Data extract

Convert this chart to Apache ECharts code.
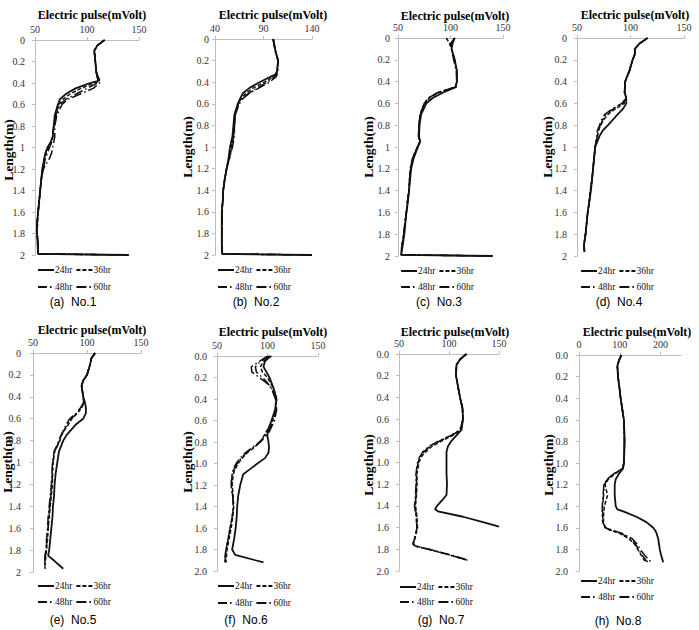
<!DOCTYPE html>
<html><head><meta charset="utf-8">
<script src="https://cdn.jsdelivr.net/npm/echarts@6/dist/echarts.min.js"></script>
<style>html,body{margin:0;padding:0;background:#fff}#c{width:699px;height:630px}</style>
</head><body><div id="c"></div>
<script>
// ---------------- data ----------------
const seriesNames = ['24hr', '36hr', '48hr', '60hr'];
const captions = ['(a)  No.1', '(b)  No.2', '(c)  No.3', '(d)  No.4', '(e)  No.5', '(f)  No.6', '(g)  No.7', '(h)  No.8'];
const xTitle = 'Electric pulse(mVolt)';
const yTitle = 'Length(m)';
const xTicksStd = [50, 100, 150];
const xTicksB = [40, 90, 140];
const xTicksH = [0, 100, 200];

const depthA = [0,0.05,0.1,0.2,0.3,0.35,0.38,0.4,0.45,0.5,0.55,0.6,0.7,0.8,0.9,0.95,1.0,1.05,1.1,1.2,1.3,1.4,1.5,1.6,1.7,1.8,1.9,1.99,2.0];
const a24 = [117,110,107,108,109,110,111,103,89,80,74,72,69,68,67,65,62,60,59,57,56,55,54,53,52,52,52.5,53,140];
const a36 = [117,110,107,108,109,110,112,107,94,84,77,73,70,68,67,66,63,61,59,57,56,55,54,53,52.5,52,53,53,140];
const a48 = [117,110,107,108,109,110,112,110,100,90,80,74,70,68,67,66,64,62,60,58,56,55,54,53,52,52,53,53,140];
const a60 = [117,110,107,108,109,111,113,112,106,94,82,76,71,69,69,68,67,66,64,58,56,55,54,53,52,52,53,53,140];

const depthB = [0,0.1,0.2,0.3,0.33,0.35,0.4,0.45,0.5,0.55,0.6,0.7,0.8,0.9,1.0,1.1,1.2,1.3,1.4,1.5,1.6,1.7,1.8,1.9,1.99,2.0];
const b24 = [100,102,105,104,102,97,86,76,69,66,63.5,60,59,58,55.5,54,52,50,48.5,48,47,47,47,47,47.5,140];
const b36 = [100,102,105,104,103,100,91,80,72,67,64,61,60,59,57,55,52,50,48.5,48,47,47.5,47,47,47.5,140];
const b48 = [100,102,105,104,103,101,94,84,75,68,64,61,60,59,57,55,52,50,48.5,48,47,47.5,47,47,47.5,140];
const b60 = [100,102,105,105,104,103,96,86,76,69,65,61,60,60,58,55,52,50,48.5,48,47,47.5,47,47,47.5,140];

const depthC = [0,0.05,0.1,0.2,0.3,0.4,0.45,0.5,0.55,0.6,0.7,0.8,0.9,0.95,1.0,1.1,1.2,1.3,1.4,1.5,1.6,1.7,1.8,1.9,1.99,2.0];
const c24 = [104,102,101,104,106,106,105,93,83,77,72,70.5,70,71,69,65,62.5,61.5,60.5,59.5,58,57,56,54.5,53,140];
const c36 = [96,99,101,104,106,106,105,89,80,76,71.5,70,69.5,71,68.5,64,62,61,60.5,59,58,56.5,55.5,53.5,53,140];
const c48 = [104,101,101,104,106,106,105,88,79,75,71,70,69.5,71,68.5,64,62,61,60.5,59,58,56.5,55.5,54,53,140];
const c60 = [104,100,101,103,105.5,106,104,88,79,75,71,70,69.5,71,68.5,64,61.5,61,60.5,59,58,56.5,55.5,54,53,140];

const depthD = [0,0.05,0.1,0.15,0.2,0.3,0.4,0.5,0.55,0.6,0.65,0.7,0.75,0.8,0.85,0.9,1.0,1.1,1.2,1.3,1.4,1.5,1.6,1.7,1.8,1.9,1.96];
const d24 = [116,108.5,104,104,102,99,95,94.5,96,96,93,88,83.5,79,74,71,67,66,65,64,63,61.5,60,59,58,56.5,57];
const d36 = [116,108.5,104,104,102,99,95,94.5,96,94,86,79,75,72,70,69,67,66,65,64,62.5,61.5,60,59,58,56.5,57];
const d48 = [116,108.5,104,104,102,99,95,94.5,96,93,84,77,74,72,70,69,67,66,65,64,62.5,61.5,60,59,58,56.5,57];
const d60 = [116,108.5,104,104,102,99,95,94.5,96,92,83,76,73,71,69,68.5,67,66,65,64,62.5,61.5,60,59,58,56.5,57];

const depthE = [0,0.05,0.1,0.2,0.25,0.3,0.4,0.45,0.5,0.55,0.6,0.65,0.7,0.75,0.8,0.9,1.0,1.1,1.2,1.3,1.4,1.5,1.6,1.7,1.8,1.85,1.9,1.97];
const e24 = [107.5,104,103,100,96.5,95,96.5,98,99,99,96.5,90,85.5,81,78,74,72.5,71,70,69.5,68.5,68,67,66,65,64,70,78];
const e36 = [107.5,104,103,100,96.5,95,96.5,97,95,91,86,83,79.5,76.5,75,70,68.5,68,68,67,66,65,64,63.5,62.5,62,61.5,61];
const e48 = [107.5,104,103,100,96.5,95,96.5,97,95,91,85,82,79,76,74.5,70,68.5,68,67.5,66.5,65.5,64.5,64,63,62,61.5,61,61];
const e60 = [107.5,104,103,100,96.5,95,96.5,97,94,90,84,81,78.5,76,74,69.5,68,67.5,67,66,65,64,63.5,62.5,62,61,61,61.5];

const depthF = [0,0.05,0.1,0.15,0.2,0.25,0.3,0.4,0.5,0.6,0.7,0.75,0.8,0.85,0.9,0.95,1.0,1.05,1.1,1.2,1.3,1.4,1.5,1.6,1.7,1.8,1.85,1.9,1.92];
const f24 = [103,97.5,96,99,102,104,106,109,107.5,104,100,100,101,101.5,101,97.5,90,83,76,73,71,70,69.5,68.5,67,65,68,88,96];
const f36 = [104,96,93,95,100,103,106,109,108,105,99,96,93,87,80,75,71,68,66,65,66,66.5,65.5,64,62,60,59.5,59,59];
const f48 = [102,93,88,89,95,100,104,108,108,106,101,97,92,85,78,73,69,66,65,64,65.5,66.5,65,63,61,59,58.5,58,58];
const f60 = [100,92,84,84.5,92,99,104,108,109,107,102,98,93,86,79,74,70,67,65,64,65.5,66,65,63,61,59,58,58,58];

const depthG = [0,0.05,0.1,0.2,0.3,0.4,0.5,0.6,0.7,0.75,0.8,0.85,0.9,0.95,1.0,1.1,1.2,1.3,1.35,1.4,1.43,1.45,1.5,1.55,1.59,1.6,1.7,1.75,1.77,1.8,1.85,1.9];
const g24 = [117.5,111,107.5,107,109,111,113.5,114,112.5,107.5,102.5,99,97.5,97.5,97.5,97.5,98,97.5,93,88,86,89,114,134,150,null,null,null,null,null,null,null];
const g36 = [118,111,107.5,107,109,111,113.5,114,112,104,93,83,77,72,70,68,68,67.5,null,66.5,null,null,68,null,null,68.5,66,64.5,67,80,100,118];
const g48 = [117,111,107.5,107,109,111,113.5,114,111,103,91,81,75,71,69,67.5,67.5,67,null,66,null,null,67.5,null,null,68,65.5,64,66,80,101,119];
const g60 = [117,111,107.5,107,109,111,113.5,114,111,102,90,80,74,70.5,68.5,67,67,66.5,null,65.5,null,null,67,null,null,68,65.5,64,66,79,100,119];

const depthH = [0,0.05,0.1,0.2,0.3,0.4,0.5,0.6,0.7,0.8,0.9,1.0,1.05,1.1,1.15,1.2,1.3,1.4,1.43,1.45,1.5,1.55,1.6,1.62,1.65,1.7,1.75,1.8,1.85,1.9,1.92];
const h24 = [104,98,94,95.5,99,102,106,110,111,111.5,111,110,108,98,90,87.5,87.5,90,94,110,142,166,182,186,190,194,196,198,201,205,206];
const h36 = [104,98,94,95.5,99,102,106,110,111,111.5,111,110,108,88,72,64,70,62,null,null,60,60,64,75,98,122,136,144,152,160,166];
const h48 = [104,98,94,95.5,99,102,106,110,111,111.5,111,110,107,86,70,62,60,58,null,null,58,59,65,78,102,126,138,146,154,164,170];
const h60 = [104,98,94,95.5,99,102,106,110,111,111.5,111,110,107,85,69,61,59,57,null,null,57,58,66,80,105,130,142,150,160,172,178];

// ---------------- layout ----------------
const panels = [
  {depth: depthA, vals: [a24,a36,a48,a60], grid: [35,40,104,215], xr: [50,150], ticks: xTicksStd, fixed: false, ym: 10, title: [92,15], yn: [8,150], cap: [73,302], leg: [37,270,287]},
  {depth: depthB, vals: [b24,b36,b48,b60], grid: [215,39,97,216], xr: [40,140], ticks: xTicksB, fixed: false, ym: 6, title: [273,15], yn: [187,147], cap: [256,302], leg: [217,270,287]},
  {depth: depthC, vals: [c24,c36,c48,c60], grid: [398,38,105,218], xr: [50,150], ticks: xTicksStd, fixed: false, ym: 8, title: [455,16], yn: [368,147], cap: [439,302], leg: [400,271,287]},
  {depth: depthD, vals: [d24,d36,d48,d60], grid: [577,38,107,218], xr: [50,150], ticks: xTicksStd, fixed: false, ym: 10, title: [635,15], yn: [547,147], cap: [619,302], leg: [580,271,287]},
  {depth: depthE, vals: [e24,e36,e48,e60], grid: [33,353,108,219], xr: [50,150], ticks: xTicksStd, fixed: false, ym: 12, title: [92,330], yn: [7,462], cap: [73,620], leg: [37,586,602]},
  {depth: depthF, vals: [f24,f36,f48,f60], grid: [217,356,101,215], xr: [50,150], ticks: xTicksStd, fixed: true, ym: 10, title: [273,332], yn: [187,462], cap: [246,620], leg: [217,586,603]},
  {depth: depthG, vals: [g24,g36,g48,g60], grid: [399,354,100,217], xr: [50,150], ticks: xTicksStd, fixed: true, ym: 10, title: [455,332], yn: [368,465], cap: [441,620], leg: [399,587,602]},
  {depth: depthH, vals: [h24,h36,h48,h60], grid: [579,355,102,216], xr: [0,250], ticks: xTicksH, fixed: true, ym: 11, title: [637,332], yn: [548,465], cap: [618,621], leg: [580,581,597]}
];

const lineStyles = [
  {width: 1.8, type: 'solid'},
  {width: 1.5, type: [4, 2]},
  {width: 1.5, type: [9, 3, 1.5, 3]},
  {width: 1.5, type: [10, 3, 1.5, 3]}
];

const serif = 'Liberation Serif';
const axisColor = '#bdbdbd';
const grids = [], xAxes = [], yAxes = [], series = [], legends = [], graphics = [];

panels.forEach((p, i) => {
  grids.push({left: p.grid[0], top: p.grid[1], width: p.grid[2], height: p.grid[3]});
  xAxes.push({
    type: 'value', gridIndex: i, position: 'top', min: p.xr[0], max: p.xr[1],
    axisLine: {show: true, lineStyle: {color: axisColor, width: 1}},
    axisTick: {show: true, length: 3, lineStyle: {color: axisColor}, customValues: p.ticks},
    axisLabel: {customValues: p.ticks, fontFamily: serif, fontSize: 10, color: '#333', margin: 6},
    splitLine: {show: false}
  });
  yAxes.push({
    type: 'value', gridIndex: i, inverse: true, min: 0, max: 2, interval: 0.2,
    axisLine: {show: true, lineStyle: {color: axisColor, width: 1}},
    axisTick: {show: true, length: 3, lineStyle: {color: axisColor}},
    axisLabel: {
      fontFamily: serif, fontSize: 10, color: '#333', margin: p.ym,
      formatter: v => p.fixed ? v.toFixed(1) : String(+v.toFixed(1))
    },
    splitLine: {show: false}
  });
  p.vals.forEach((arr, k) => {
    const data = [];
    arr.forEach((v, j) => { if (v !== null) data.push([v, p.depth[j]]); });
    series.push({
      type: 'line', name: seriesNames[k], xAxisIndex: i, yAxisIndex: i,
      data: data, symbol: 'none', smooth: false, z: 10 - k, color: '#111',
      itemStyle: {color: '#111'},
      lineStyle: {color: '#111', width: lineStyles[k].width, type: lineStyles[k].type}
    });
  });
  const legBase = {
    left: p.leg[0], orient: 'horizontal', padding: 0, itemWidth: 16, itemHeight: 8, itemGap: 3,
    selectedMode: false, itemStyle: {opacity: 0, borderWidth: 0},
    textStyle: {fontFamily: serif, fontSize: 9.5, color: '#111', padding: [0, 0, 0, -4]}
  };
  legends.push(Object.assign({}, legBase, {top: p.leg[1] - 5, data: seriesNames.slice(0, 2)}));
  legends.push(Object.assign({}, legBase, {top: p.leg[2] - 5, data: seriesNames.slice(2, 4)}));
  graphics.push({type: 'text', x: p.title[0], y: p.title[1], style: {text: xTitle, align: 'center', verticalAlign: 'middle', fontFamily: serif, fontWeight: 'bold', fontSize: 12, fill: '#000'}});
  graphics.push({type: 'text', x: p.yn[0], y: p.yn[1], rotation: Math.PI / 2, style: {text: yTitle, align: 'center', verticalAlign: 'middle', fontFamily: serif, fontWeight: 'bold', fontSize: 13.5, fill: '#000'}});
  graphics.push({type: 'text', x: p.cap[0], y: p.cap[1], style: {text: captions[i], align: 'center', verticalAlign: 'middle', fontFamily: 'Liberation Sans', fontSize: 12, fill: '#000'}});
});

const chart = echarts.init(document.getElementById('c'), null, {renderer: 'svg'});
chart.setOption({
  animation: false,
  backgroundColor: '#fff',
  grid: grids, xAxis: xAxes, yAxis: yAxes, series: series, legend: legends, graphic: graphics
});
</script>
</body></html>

Problem
Restate, line by line and word for word, everything from the top of the material through the line that contains "const xTicksH = [0, 100, 200];". Leave pictures out.

Task answer
Convert this chart to Apache ECharts code.
<!DOCTYPE html>
<html><head><meta charset="utf-8">
<script src="https://cdn.jsdelivr.net/npm/echarts@6/dist/echarts.min.js"></script>
<style>html,body{margin:0;padding:0;background:#fff}#c{width:699px;height:630px}</style>
</head><body><div id="c"></div>
<script>
// ---------------- data ----------------
const seriesNames = ['24hr', '36hr', '48hr', '60hr'];
const captions = ['(a)  No.1', '(b)  No.2', '(c)  No.3', '(d)  No.4', '(e)  No.5', '(f)  No.6', '(g)  No.7', '(h)  No.8'];
const xTitle = 'Electric pulse(mVolt)';
const yTitle = 'Length(m)';
const xTicksStd = [50, 100, 150];
const xTicksB = [40, 90, 140];
const xTicksH = [0, 100, 200];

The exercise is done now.